A música da trilha sonora, de autoria da violoncelista islandesa Hildur Guðnadóttir —que mais tarde comporia a trilha para o filme "Coringa", pela qual ganharia o Oscar no ano passado— foi escolhida pelo artista por ser executada num instrumento de cordas, fazendo assim a ligação com a linha horizontal das suas pinturas.

A obra com o quadrado de luz e outro de tinta; esta montagem foi feita na galeria Mendes Wood DM, numa exposição do artista em 2016 - Ding Musa

Além da individual na Fundação Iberê Camargo, Arruda está com uma exposição em cartaz na nova sede de sua galeria, em São Paulo, até o início de novembro. "Assum Preto", batizada com o nome de uma música de Luiz Gonzaga, traz algumas pinturas da sua série da mata atlântica, realizadas a partir da vista de um quarto na casa de seu pai na Barra do Una, no litoral paulista.

A evocação aqui é a lenda indígena do curupira, o guardião das florestas, diz o artista, descrevendo matas como locais acolhedores e perigosos ao mesmo tempo.

Para Pasta, "a aura de metafísica que envolve essas florestas não as livrariam do perigo da destruição física, por exemplo, já que são florestas brasileiras". Ele acrescenta que Arruda parece querer proteger essas matas. "Elas são um umbral. Você nunca vai entrar nelas. Nesse sentido, é o avesso de um cartão postal."

A mostra em São Paulo tem também vários de seus monocromos, nos quais se pode ver outra característica frequente em seu trabalho —o uso do espaço negativo. Arruda deixa aparecer e incorpora a própria tela da pintura nas composições, de modo que a cor do quadro é determinada pela cor do tecido, que ele compra já tingido nas lojas da rua 25 de Março, na capital paulista.

Feitos num processo que dura meses, em paralelo a seus outros trabalhos, os monocromos são suas maiores telas, formadas por várias demãos de tinta "rarefeitas e aguadinhas", descreve o artista.
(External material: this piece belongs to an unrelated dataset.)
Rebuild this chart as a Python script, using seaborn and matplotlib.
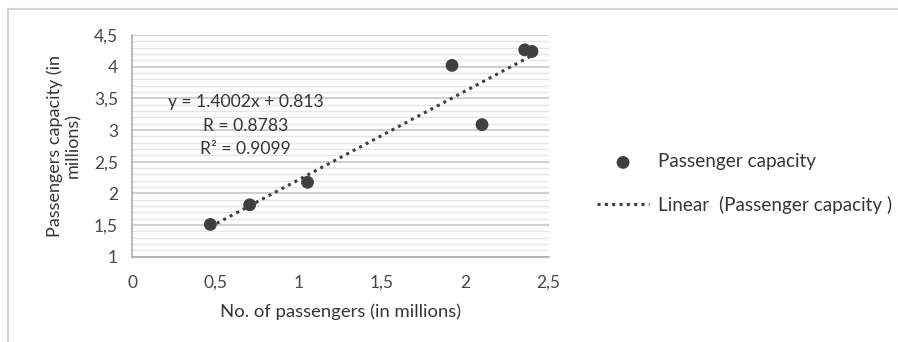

Tanto em sua obra quanto no decorrer da conversa, o pintor faz diversas referências ao divino, ao imaterial e a lendas. Mas, filho de pais ateus, Arruda conta não ter tido formação religiosa nem sido batizado. Seu interesse é pelo simbolismo das religiões.

Em suas telas, sempre desprovidas da presença humana ou animal, ele diz querer dar um "caráter sagrado ao vazio".

"Acho que é algo muito importante que às vezes a gente não saca, a gente faz de tudo para preencher [o vazio]. Mas isso [o vazio] faz parte da vida, da existência."

Lugar Sem Lugar

  • Quando Até 16 de janeiro; de quinta a domingo, das 14h às 18h
  • Onde Fundação Iberê Camargo - av. Padre Cacique, 2000, Porto Alegre.
  • Preço Grátis às quintas; nos demais dias, R$ 20 - necessário agendamento nos dias pagos
  • Link: https://bileto.sympla.com.br/event/66447/d/88776

Assum Preto

  • Quando Até 6 de novembro; de segunda a sábado., das 11h às 19h
  • Onde Mendes Wood DM - r. Barra Funda 216, São Paulo
  • Preço Grátis
  • Link: https://mendeswooddm.com/pt

O jornalista viajou a convite da Fundação Iberê Camargo.